Although February is Black History Month, and March is Women’s History Month, it’s about time that all our history was every month. Black history and Women’s history are American history, and so let’s start treating them as such. You can learn about a modern day space explorer here, but today I want to share the life of a female aviation pioneer, Bessie Coleman.

Bessie was one of 13 children. Born in Atlanta in 1892, her father, who was of Native American and African American descent, left the family in search of better opportunities in Oklahoma when Coleman was a child. Her mother did her best to support the family and the children contributed as soon as they were old enough.

Bessie went to university to study agriculture but had to leave after just one term due to financial constraints.When she was 23 she went to live with her brothers in Chicago, and became a manicurist in a local barber shop. Bessie’s brothers fought in WWI, and she loved listening to exploits of the fighter pilots relayed nightly on the news through her radio. She began applying to flight schools across the county but no school would take her because she was a black woman.

Bessie discovered that France was willing to teach female aviators. She decided to apply to the Caudron Brothers’ School of Aviation in Le Crotoy, France, but first spent many months learning French as the application had to be filled out in the French language.
In just seven months, Bessie earned her international pilot’s license on June 15, 1921 from the Fédération Aéronautique Internationale. Her next dream was to open her very own flying school in America. To raise money she flew lots of exhibition flights, becoming famous for her daring loop-the-loops and figure of 8 flights. Bessie refused to exhibit anywhere that was segregated, or that discriminated against African Americans.

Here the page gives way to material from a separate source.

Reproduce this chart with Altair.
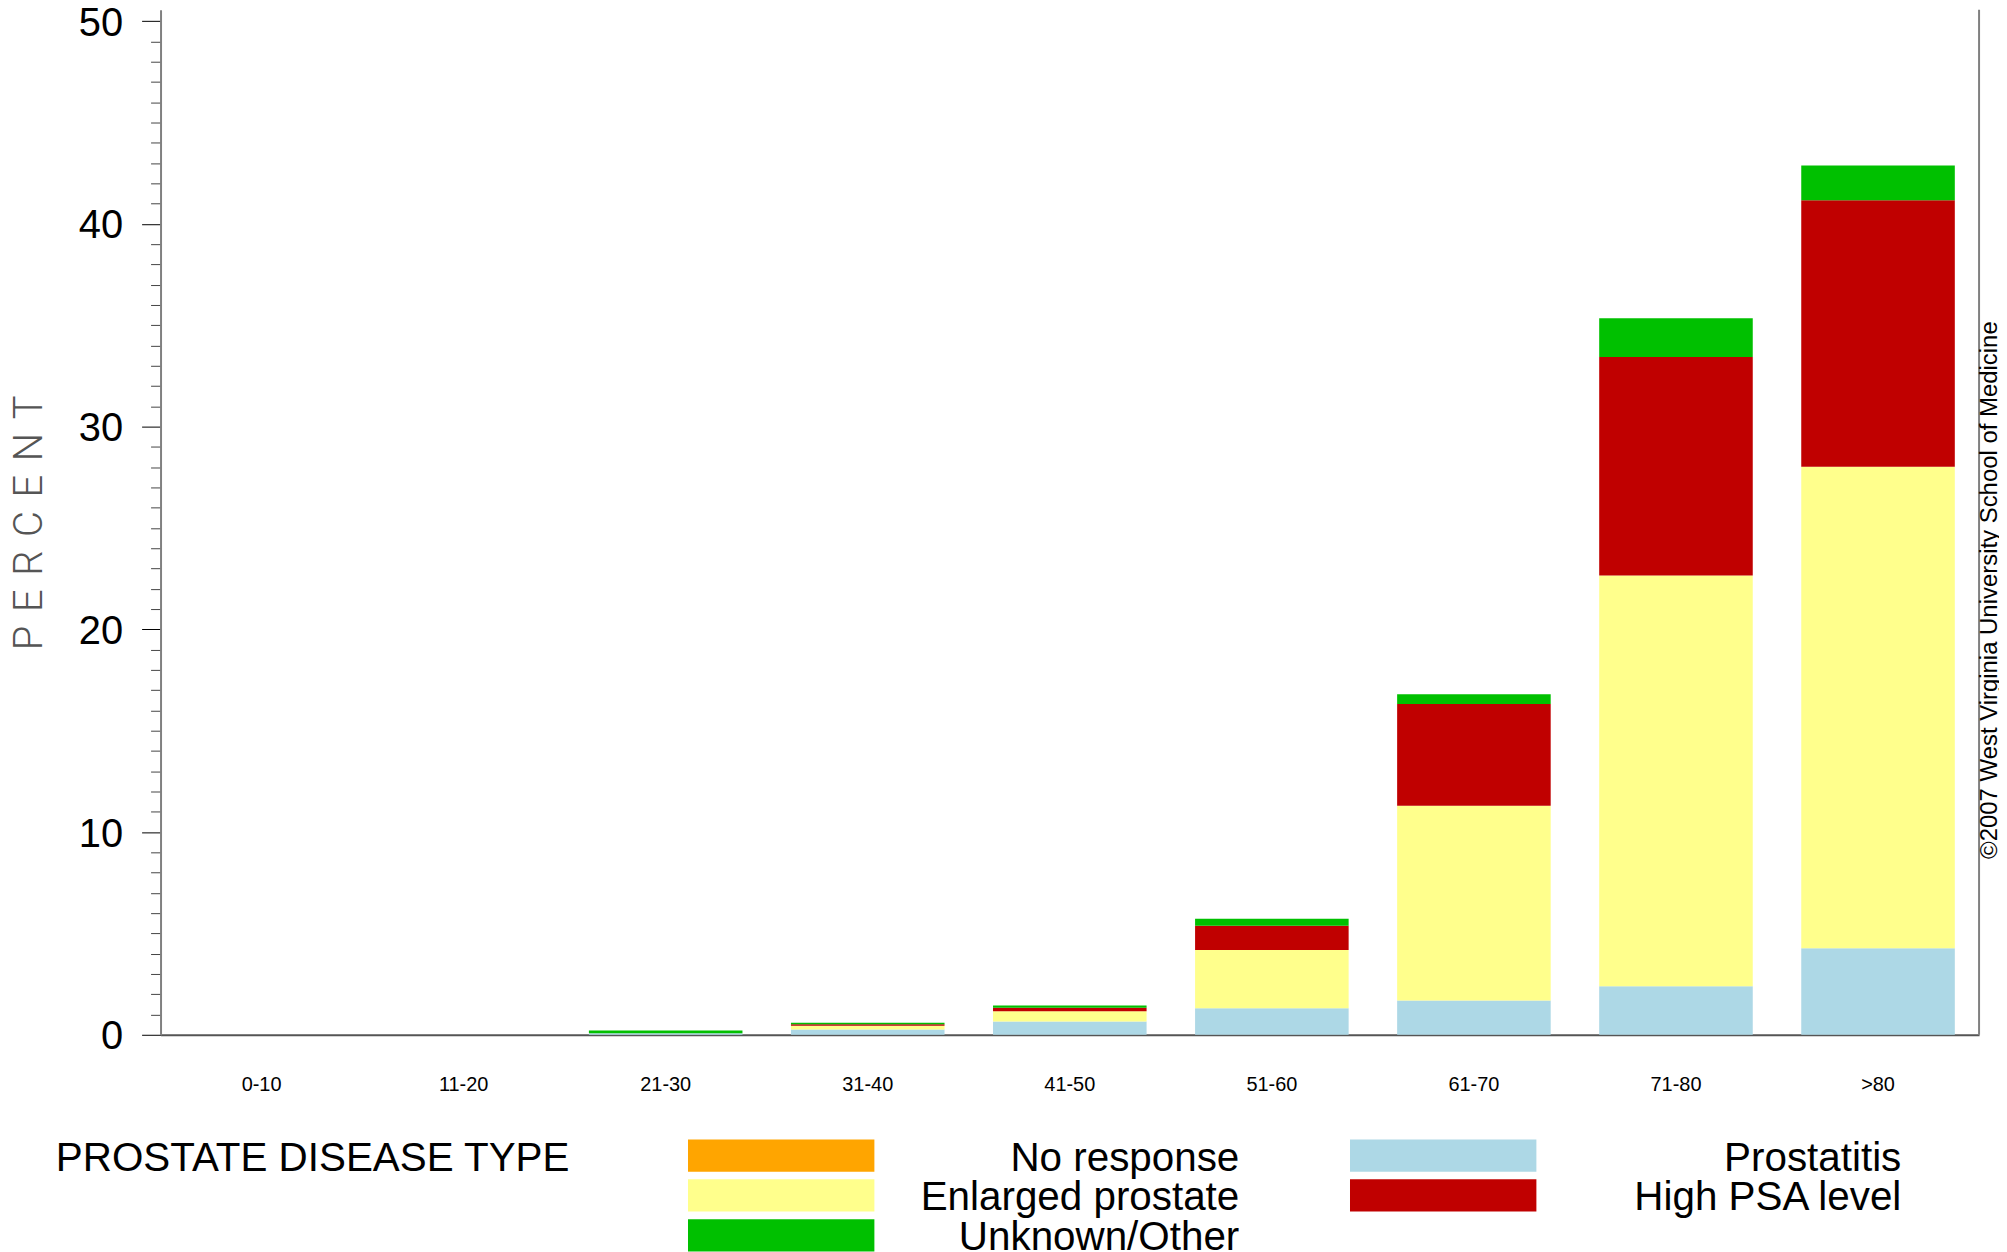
import altair as alt
import pandas as pd

# ---- data ----
ages = ["0-10", "11-20", "21-30", "31-40", "41-50", "51-60", "61-70", "71-80", ">80"]
prostatitis = [0, 0, 0.08, 0.26, 0.65, 1.31, 1.69, 2.40, 4.27]
enlarged = [0, 0, 0, 0.18, 0.51, 2.87, 9.61, 20.25, 23.75]
high_psa = [0, 0, 0, 0.08, 0.17, 1.20, 5.02, 10.78, 13.14]
unknown = [0, 0, 0.13, 0.07, 0.11, 0.34, 0.48, 1.92, 1.72]
no_response = [0, 0, 0, 0, 0, 0, 0, 0, 0]

legend_order = ["No response", "Prostatitis", "Enlarged prostate", "High PSA level", "Unknown/Other"]
legend_colors = ["#FFA500", "#ADD8E6", "#FFFF8C", "#C00000", "#00C000"]
stack_order = ["Prostatitis", "Enlarged prostate", "High PSA level", "Unknown/Other", "No response"]
y_ticks = list(range(0, 51))
copyright_text = ["©2007 West Virginia University School of Medicine"]

series = {
    "Prostatitis": prostatitis,
    "Enlarged prostate": enlarged,
    "High PSA level": high_psa,
    "Unknown/Other": unknown,
    "No response": no_response,
}
rows = []
for name, vals in series.items():
    for age, v in zip(ages, vals):
        rows.append({"age": age, "type": name, "pct": v, "order": stack_order.index(name)})
df = pd.DataFrame(rows)

FONT = "Liberation Sans"
W, H = 1824, 1028

bars = alt.Chart(df).mark_bar(strokeWidth=0).encode(
    x=alt.X(
        "age:N", sort=ages,
        scale=alt.Scale(paddingInner=0.24, paddingOuter=0.12),
        axis=alt.Axis(
            title=None, labelAngle=0, labelFont=FONT, labelFontSize=20,
            labelColor="black", labelPadding=40, ticks=False, tickSize=0,
            domainColor="#555555", domainWidth=2,
        ),
    ),
    y=alt.Y(
        "pct:Q", stack="zero",
        scale=alt.Scale(domain=[0, 50.556], nice=False),
        axis=alt.Axis(
            title="P\u2004E\u2004R\u2004C\u2004E\u2004N\u2004T", values=y_ticks, format="d",
            labelExpr="datum.value % 10 === 0 ? datum.label : ''",
            labelFont=FONT, labelFontSize=40, labelColor="black",
            labelPadding=19, labelOffset=2, labelOverlap=False, labelFlush=False,
            tickSize={"condition": {"test": "datum.value % 10 === 0", "value": 19}, "value": 10},
            tickColor={"condition": {"test": "datum.value % 10 === 0", "value": "#000000"}, "value": "#444444"},
            tickWidth=1,
            domainColor="#808080", domainWidth=2, grid=False,
            titleFont="Roboto", titleFontWeight=300, titleFontSize=40,
            titleColor="#555555", titlePadding=29,
        ),
    ),
    color=alt.Color(
        "type:N",
        scale=alt.Scale(domain=legend_order, range=legend_colors),
        legend=alt.Legend(
            orient="none", legendX=-105, legendY=1133, direction="horizontal",
            columns=2, padding=0, clipHeight=38.4,
            title="PROSTATE DISEASE TYPE", titleOrient="left",
            titleAnchor="start", titleBaseline="top",
            titleFont=FONT, titleFontSize=40.5, titleFontWeight="normal",
            titleColor="black", titlePadding=117, titleLimit=2000,
            labelFont=FONT, labelFontSize=40.5, labelColor="black",
            labelAlign="right", labelOffset=366, labelLimit=2000,
            symbolType="M-1,-0.242H1V0.14H-1Z", symbolSize=34969,
            symbolStrokeWidth=0, symbolOpacity=1,
            columnPadding=111, rowPadding=-6.0, gridAlign="each",
        ),
    ),
    order=alt.Order("order:Q", sort="ascending"),
)

frame = alt.Chart(pd.DataFrame({"edge": ["right"]})).mark_rule(
    color="#808080", strokeWidth=2
).encode(x=alt.value(W), y=alt.value(0), y2=alt.value(H))

credit = alt.Chart(pd.DataFrame({"text": copyright_text})).mark_text(
    angle=270, align="center", baseline="alphabetic",
    font=FONT, fontSize=24, color="black",
).encode(text="text:N", x=alt.value(W + 18), y=alt.value(582))

chart = alt.layer(bars, frame, credit).properties(
    width=W, height=H,
    background="white",
    autosize=alt.AutoSizeParams(type="none"),
    padding={"left": 153, "top": 0, "right": 20, "bottom": 216},
).configure_view(stroke="transparent", strokeWidth=0)

chart.save("out.html", embed_options={"renderer": "svg", "actions": False})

On April 30, 1926 Bessie took a test flight with an engineer. There were mechanical difficulties in the air when a wrench became lodged in the engine, and the engineer was unable to control the plane. There were no seat belts, nor even a cover on the plane, and Bessie fell to her death. She was just 34 years old.
The Bessie Coleman Aviators Club for Women Pilots fly low over the cemetery where Bessie is buried to drop flowers on Bessie’s grave every year on the anniversary of her death.